I love the Johnson family — a really rag-tag group of people living together, made up of two fathers (men who have started up a romantic relationship since The Rising) and a huge bunch of lost children that they've found along the way. They are gentle survivalists who have made a kind of paradise in the trees, what would look like a fun place for kids to grow up but, unfortunately, they're still in the midst of a chaotic world and so people also get killed there and suffer there and that's what keeps them from being silly or just a storybook family. We named the fathers Chad and Mike after our two producers, Chad Oakes and Mike Frislev, and they're played by Phil Burke and Donny Lucas. I first met Phil on Hell on Wheels as well (along with a few other cast members) and have remained friends with him since; we've also worked together in the theatre and on film as well. The Johnsons are very fun additions to our story and it was nice to see some kids running around the woods and having fun in this pretty grim world that we've created. I can't tell you what is going to happen to them... but it's not all fun and games, that much I can promise you.
6. What was your favorite scene to film in this episode, and why?
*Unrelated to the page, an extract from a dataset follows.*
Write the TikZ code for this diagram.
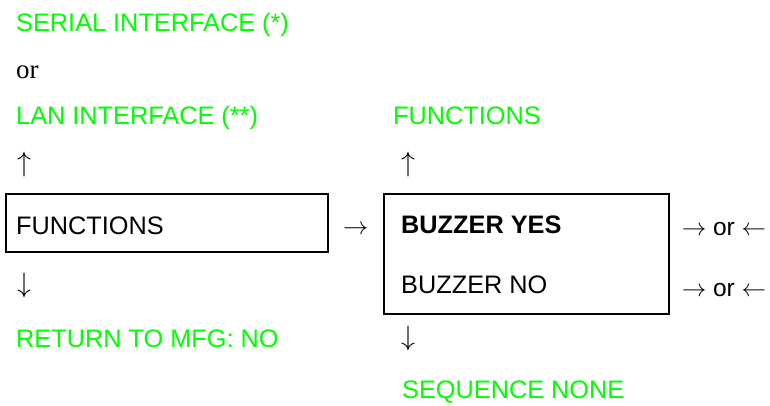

Lots to chose from this week but I would have to say it was the final moment of the episode, when Vanessa walks into that empty pool setting and sees Sam for the first time in a long time. It's only a short beat, but it carries a lot of weight and it's a great set-up for the next episode and a perfect way to go out of 204. I feel like just another fan of the show, even though I know what's coming — I still follow the story and can't wait for various things to happen or fall into place or pay off and this is one of those moments — two characters that I've been waiting to run into each other again. I've loved the Mills Brothers song that we use in this episode for a long time as well ("You Always Hurt the One You Love") and I was really glad that we got a chance to use it here. This was a new block of shows for us to shoot after the first three and we were lucky to have Jason Stone at the helm and a wonderful new editor named Lara Mazur putting the pieces together.